TASK REQUIREMENTS
Pull out the lines running from the one with "Emit a component" to the one with "257, 285, 307];", inclusive, word for word. Drop any picture.

EXTRACTED ENTRIES
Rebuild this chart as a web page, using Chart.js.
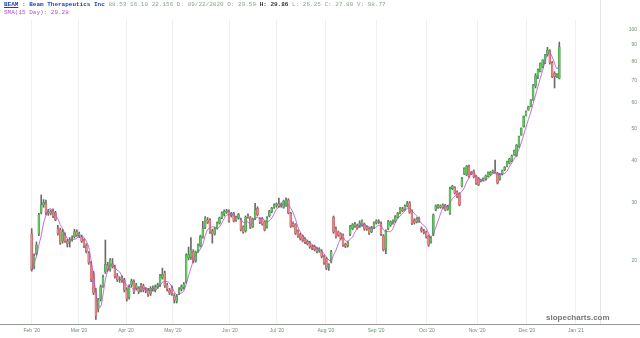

--

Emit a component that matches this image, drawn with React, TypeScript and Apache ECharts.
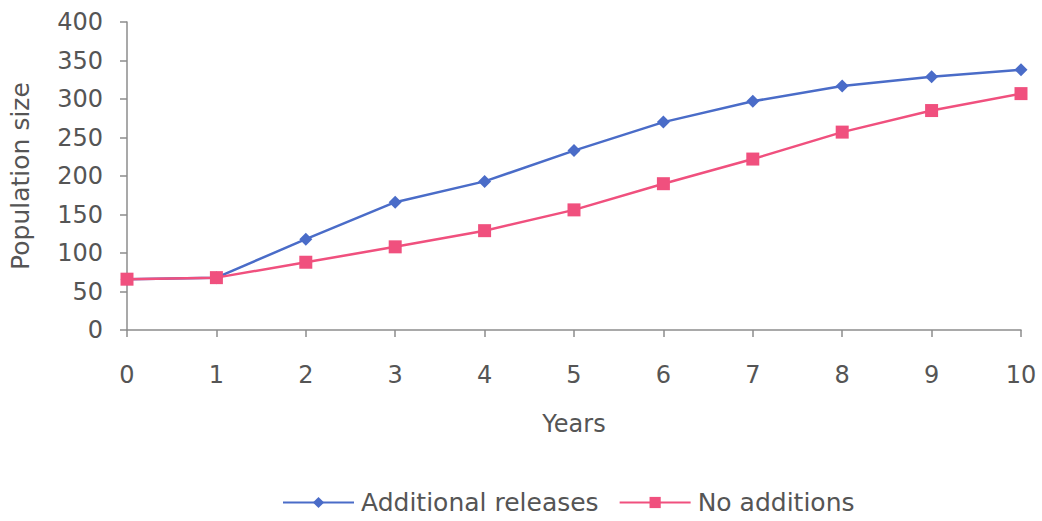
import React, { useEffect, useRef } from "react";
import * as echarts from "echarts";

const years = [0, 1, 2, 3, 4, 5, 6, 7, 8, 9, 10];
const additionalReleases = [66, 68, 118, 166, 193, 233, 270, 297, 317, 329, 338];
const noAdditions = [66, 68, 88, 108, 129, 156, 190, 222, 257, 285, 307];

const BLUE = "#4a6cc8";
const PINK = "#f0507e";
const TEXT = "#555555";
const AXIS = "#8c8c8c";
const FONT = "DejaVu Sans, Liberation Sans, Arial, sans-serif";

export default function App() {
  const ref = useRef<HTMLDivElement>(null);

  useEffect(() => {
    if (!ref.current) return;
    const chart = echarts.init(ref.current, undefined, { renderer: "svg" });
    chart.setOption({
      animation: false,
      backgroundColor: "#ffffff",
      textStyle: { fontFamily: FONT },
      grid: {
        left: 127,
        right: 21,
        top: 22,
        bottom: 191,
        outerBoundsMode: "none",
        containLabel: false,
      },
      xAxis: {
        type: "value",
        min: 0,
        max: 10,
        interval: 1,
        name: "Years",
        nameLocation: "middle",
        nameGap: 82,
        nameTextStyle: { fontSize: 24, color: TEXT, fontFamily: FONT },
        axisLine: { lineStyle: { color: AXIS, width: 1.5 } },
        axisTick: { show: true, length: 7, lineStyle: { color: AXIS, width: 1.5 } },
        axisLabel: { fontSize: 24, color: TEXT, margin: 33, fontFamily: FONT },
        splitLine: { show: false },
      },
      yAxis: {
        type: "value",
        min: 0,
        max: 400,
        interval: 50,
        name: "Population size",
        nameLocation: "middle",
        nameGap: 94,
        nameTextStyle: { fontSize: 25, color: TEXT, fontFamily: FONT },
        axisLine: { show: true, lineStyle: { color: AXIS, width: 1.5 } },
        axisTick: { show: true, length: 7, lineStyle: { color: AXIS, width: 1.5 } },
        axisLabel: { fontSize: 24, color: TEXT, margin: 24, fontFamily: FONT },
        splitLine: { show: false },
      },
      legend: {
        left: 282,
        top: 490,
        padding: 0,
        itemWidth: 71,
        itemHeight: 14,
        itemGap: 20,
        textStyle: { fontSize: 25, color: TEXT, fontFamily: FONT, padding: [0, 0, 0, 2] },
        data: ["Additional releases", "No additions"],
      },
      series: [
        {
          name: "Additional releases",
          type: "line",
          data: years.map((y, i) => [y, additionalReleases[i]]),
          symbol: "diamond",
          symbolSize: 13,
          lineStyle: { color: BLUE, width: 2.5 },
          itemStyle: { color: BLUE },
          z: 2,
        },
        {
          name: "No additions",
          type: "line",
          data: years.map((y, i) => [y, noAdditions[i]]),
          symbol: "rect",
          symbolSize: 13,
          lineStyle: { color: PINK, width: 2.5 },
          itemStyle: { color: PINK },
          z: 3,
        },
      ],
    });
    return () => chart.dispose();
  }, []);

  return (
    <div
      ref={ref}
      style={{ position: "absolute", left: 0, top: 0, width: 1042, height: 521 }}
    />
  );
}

IN RESPONSE
Emit a component that matches this image, drawn with React, TypeScript and Apache ECharts.
import React, { useEffect, useRef } from "react";
import * as echarts from "echarts";

const years = [0, 1, 2, 3, 4, 5, 6, 7, 8, 9, 10];
const additionalReleases = [66, 68, 118, 166, 193, 233, 270, 297, 317, 329, 338];
const noAdditions = [66, 68, 88, 108, 129, 156, 190, 222, 257, 285, 307];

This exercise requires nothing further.